> What the task asks: Quote only the span from the first line of the entries to the line containing "Chart.register(...registerables);", both ends kept. Leave every picture out.

> Record excerpts:
========

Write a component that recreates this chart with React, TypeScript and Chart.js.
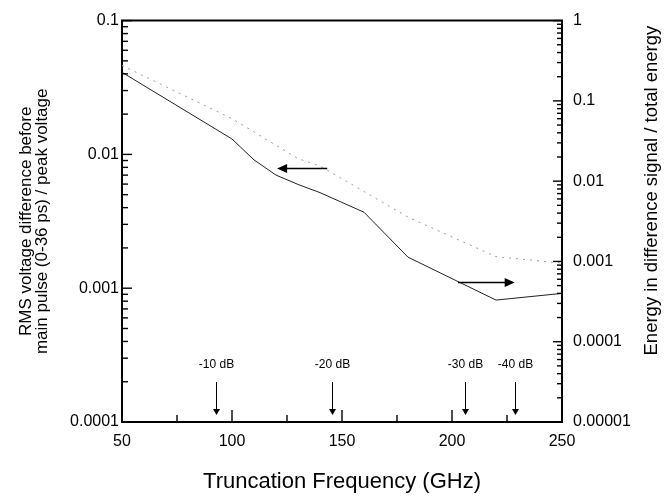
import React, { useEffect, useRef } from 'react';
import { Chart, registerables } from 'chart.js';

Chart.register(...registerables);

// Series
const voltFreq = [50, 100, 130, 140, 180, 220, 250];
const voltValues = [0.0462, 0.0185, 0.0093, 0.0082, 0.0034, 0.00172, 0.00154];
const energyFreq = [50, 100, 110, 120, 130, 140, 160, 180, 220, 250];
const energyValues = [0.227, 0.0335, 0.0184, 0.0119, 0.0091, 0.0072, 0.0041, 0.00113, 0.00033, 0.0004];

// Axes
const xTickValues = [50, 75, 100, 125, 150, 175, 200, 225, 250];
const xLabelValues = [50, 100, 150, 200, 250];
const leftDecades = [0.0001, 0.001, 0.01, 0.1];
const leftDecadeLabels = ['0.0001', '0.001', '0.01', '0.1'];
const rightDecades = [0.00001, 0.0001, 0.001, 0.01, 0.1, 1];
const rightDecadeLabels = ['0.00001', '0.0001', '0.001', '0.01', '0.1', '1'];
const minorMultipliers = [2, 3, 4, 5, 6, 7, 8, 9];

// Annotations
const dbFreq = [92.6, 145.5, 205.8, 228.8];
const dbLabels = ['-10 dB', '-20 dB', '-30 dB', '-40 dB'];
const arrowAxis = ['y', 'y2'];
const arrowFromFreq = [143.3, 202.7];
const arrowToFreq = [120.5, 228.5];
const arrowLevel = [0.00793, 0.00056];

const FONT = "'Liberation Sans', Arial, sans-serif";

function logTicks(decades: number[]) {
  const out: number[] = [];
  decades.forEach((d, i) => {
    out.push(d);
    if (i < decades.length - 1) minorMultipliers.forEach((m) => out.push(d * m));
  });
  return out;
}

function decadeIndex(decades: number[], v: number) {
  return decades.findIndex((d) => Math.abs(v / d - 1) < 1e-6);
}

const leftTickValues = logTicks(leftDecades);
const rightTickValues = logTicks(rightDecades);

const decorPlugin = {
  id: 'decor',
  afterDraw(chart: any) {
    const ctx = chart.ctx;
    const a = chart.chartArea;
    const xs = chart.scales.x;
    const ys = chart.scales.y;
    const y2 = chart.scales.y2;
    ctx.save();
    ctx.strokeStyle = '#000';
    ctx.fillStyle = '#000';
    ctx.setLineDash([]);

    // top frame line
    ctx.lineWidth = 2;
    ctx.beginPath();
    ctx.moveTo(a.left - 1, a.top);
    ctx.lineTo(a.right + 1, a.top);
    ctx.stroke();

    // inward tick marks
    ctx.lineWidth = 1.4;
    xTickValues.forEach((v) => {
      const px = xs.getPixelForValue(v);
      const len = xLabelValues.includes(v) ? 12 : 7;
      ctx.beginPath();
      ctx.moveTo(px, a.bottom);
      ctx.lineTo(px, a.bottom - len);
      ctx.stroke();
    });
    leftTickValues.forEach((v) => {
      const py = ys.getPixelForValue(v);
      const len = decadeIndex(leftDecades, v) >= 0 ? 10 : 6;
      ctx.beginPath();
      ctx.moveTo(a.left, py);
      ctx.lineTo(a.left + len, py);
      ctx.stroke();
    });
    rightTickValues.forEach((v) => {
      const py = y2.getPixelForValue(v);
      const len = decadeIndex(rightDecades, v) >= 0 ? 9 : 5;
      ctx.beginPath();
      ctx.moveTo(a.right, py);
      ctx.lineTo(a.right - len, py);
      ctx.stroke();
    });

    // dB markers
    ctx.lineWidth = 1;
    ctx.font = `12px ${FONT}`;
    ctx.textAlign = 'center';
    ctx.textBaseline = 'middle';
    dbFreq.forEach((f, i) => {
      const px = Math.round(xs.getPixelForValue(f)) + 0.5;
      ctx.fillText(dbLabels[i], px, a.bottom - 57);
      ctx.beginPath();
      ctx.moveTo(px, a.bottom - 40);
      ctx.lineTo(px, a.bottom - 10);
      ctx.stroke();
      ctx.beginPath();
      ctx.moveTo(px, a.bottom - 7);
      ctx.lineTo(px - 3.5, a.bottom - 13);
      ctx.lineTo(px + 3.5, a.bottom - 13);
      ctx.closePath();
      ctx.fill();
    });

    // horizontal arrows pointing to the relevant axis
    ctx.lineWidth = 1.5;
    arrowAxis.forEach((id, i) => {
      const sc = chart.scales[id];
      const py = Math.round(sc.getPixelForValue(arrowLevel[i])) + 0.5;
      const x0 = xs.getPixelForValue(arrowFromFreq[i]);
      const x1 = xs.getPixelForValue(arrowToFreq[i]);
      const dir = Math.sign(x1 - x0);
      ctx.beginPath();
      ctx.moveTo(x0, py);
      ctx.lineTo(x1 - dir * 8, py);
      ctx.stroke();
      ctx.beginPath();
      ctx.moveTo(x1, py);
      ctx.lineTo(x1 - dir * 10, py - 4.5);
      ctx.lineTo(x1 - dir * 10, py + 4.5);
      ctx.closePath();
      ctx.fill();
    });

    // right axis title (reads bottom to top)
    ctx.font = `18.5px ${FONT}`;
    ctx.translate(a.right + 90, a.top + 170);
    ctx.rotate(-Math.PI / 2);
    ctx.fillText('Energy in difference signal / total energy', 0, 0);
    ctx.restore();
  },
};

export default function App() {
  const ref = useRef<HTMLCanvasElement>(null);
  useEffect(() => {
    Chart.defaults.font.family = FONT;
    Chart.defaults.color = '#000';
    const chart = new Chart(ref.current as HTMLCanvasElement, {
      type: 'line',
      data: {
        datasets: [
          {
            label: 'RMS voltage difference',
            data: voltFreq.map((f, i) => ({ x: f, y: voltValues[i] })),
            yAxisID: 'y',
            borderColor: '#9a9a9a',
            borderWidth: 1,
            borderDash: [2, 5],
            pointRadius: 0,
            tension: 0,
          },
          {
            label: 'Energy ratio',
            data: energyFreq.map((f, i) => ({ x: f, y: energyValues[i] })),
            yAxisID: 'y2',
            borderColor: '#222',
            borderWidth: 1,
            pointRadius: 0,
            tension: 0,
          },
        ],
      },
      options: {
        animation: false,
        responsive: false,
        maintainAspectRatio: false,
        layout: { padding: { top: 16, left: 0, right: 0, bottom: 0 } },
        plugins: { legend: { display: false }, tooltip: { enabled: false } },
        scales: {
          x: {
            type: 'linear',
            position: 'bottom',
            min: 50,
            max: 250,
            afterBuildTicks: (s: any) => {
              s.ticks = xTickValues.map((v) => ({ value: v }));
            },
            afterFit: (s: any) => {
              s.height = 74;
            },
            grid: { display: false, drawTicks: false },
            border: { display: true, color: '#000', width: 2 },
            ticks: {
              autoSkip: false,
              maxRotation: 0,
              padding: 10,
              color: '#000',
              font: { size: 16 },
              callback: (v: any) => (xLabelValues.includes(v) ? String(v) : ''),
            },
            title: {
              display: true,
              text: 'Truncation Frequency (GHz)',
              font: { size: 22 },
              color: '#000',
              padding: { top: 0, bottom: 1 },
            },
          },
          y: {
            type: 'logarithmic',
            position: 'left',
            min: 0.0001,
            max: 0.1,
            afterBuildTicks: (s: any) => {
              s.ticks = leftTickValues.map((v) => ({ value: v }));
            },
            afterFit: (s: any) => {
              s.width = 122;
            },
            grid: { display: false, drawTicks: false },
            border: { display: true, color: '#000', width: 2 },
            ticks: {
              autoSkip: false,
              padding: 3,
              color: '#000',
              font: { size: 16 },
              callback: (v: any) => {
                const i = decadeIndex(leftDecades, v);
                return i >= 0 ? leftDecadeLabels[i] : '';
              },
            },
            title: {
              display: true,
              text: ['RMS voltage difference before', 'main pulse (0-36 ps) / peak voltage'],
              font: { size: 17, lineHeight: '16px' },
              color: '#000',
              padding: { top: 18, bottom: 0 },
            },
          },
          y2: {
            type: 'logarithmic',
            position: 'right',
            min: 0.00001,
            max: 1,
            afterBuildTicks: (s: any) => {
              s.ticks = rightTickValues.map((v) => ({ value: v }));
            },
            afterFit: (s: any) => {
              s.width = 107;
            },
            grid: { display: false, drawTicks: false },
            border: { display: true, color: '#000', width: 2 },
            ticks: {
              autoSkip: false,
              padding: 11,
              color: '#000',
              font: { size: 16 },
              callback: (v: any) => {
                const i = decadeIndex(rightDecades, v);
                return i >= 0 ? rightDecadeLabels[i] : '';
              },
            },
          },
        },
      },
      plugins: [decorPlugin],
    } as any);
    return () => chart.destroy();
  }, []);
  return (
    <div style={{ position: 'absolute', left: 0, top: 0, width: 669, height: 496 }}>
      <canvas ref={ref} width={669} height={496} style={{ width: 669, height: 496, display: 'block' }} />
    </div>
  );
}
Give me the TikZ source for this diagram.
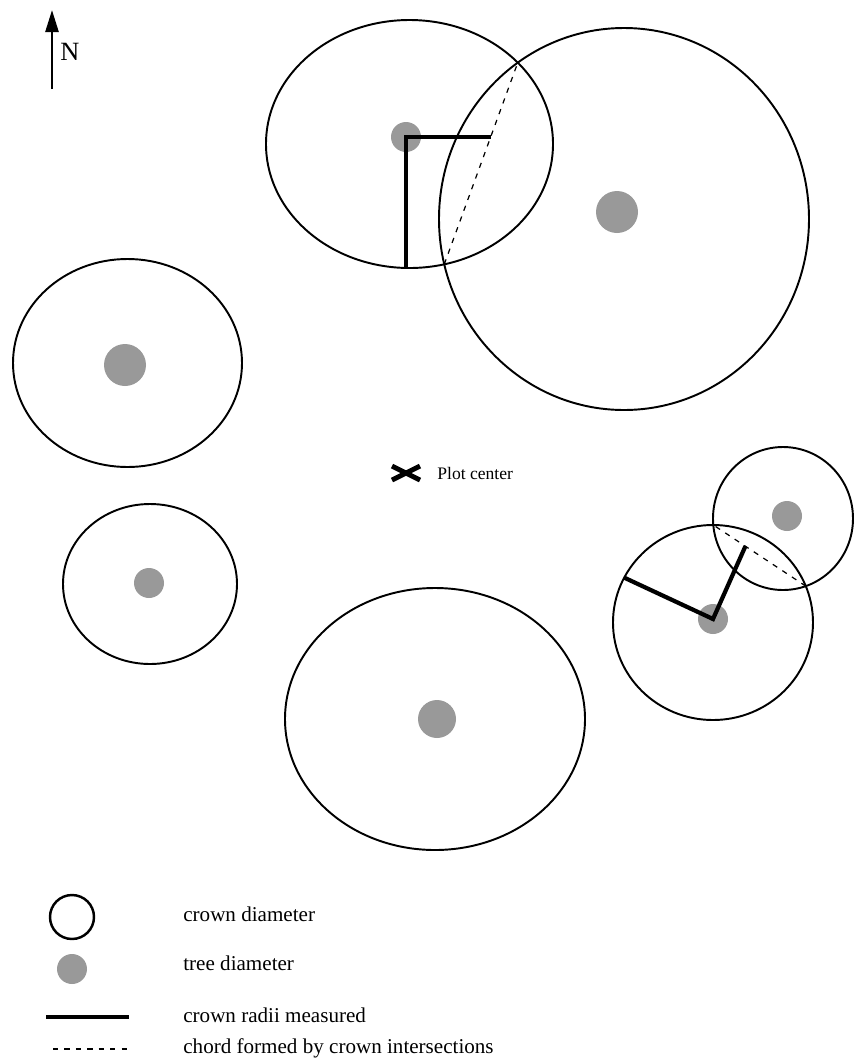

========

> Result for this exercise:
Write a component that recreates this chart with React, TypeScript and Chart.js.
import React, { useEffect, useRef } from 'react';
import { Chart, registerables } from 'chart.js';

Chart.register(...registerables);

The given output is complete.